SET EXERCISE: Retype exactly the lines from the first one through the line with "(7,0) rectangle (961,515);", including both ends; skip any pictures.

AVAILABLE DATA:
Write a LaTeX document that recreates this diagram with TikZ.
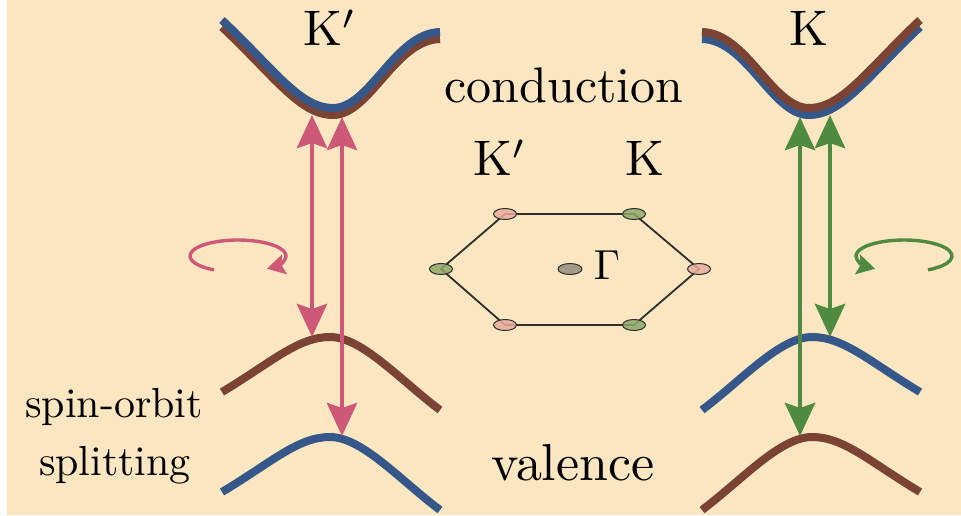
\documentclass[tikz,border=0pt]{standalone}
\usepackage{tikz}
\usetikzlibrary{arrows.meta,shapes.geometric}
\definecolor{bgcream}{HTML}{FAE6C0}
\definecolor{bandblue}{HTML}{36578A}
\definecolor{bandbrown}{HTML}{7A4334}
\definecolor{optpink}{HTML}{CE5878}
\definecolor{optgreen}{HTML}{4E8A3F}
\definecolor{dotpink}{HTML}{E8AE9F}
\definecolor{dotgreen}{HTML}{8DAA6B}
\definecolor{dotgray}{HTML}{948F7D}
\definecolor{hexline}{HTML}{2E2E2E}
\newcommand{\Kp}{K\raisebox{-0.5pt}{$'$}}

\begin{document}
\begin{tikzpicture}[x=0.5pt,y=-0.5pt,
    band/.style={line width=4pt},
    blueband/.style={band,draw=bandblue},
    brownband/.style={band,draw=bandbrown},
    transition/.style={line width=2.4pt,
      {Stealth[length=16.5pt,width=15pt,inset=2.5pt]}-{Stealth[length=16.5pt,width=15pt,inset=2.5pt]}},
    spinarrow/.style={line width=1.7pt,-{Stealth[length=9pt,width=10pt,inset=1.5pt]}},
    kdot/.style={ellipse,draw=hexline,line width=0.5pt,inner sep=0pt,
      minimum width=11.5pt,minimum height=5.5pt,fill opacity=0.85},
    bigtext/.style={font=\fontsize{10}{12}\selectfont,scale=2.5,anchor=base,inner sep=0pt},
    midtext/.style={font=\fontsize{10}{12}\selectfont,scale=2.1,anchor=base,inner sep=0pt}
  ]
    \useasboundingbox (0,0) rectangle (961,515);
    \fill[white] (0,0) rectangle (961,515);
    \fill[bgcream] (7,0) rectangle (961,515);

    % K' valley (left)
    \draw[brownband] (222,27) .. controls (275,77) and (300,115) .. (333,115)
                     .. controls (370,115) and (395,40) .. (440,39);
    \draw[blueband]  (222,20) .. controls (275,70) and (300,108) .. (333,108)
                     .. controls (370,108) and (395,33) .. (440,32);
    \draw[brownband] (222,392) .. controls (272,362) and (298,337) .. (330,337)
                     .. controls (362,337) and (400,380) .. (440,410);
    \draw[blueband]  (222,492) .. controls (272,462) and (298,437) .. (330,437)
                     .. controls (362,437) and (400,480) .. (440,510);

    % K valley (right), mirrored
    \begin{scope}[shift={(1142,0)},xscale=-1]
      \draw[blueband]  (222,27) .. controls (275,77) and (300,115) .. (333,115)
                       .. controls (370,115) and (395,40) .. (440,39);
      \draw[brownband] (222,20) .. controls (275,70) and (300,108) .. (333,108)
                       .. controls (370,108) and (395,33) .. (440,32);
      \draw[blueband]  (222,392) .. controls (272,362) and (298,337) .. (330,337)
                       .. controls (362,337) and (400,380) .. (440,410);
      \draw[brownband] (222,492) .. controls (272,462) and (298,437) .. (330,437)
                       .. controls (362,437) and (400,480) .. (440,510);
    \end{scope}

    % transitions
    \coordinate (kpc1) at (312,115);
    \coordinate (kpv1) at (312,337);
    \coordinate (kpc2) at (342,117);
    \coordinate (kpv2) at (342,436);
    \coordinate (kc1) at (830,115);
    \coordinate (kv1) at (830,337);
    \coordinate (kc2) at (800,117);
    \coordinate (kv2) at (800,436);
    \draw[transition,optpink]  (kpc1) -- (kpv1);
    \draw[transition,optpink]  (kpc2) -- (kpv2);
    \draw[transition,optgreen] (kc1) -- (kv1);
    \draw[transition,optgreen] (kc2) -- (kv2);

    % helicity
    \draw[spinarrow,optpink] (238,256) ++(120:48 and 16)
      arc[start angle=120,end angle=413,x radius=48,y radius=16];
    \draw[spinarrow,optgreen] (904,256) ++(60:48 and 16)
      arc[start angle=60,end angle=-233,x radius=48,y radius=16];

    % Brillouin zone
    \coordinate (h1) at (505,214);
    \coordinate (h2) at (634,214);
    \coordinate (h3) at (699,269);
    \coordinate (h4) at (634,325);
    \coordinate (h5) at (505,325);
    \coordinate (h6) at (441,269);
    \draw[hexline,line width=0.9pt] (h1) -- (h2) -- (h3) -- (h4) -- (h5) -- (h6) -- cycle;
    \node[kdot,fill=dotpink]  (d1) at (h1) {};
    \node[kdot,fill=dotgreen] (d2) at (h2) {};
    \node[kdot,fill=dotpink]  (d3) at (h3) {};
    \node[kdot,fill=dotgreen] (d4) at (h4) {};
    \node[kdot,fill=dotpink]  (d5) at (h5) {};
    \node[kdot,fill=dotgreen] (d6) at (h6) {};
    \node[kdot,fill=dotgray,minimum width=12pt] (gdot) at (570,269) {};
    \node[font=\fontsize{10}{12}\selectfont,scale=2.1,anchor=base west,inner sep=0pt] (gammalab) at (593,279) {$\Gamma$};

    % labels
    \node[bigtext] (kptop) at (330,45) {\Kp};
    \node[bigtext] (ktop) at (809,45) {K};
    \node[bigtext] (condlab) at (564,102) {conduction};
    \node[bigtext] (kpbz) at (500,175) {\Kp};
    \node[bigtext] (kbz) at (645,175) {K};
    \node[bigtext,scale=1.04] (vallab) at (573,480) {valence};
    \node[midtext] (solab) at (114,417) {spin-orbit};
    \node[midtext] (splitlab) at (115,475) {splitting};
  \end{tikzpicture}
\end{document}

RESULT:
Write a LaTeX document that recreates this diagram with TikZ.
\documentclass[tikz,border=0pt]{standalone}
\usepackage{tikz}
\usetikzlibrary{arrows.meta,shapes.geometric}
\definecolor{bgcream}{HTML}{FAE6C0}
\definecolor{bandblue}{HTML}{36578A}
\definecolor{bandbrown}{HTML}{7A4334}
\definecolor{optpink}{HTML}{CE5878}
\definecolor{optgreen}{HTML}{4E8A3F}
\definecolor{dotpink}{HTML}{E8AE9F}
\definecolor{dotgreen}{HTML}{8DAA6B}
\definecolor{dotgray}{HTML}{948F7D}
\definecolor{hexline}{HTML}{2E2E2E}
\newcommand{\Kp}{K\raisebox{-0.5pt}{$'$}}

\begin{document}
\begin{tikzpicture}[x=0.5pt,y=-0.5pt,
    band/.style={line width=4pt},
    blueband/.style={band,draw=bandblue},
    brownband/.style={band,draw=bandbrown},
    transition/.style={line width=2.4pt,
      {Stealth[length=16.5pt,width=15pt,inset=2.5pt]}-{Stealth[length=16.5pt,width=15pt,inset=2.5pt]}},
    spinarrow/.style={line width=1.7pt,-{Stealth[length=9pt,width=10pt,inset=1.5pt]}},
    kdot/.style={ellipse,draw=hexline,line width=0.5pt,inner sep=0pt,
      minimum width=11.5pt,minimum height=5.5pt,fill opacity=0.85},
    bigtext/.style={font=\fontsize{10}{12}\selectfont,scale=2.5,anchor=base,inner sep=0pt},
    midtext/.style={font=\fontsize{10}{12}\selectfont,scale=2.1,anchor=base,inner sep=0pt}
  ]
    \useasboundingbox (0,0) rectangle (961,515);
    \fill[white] (0,0) rectangle (961,515);
    \fill[bgcream] (7,0) rectangle (961,515);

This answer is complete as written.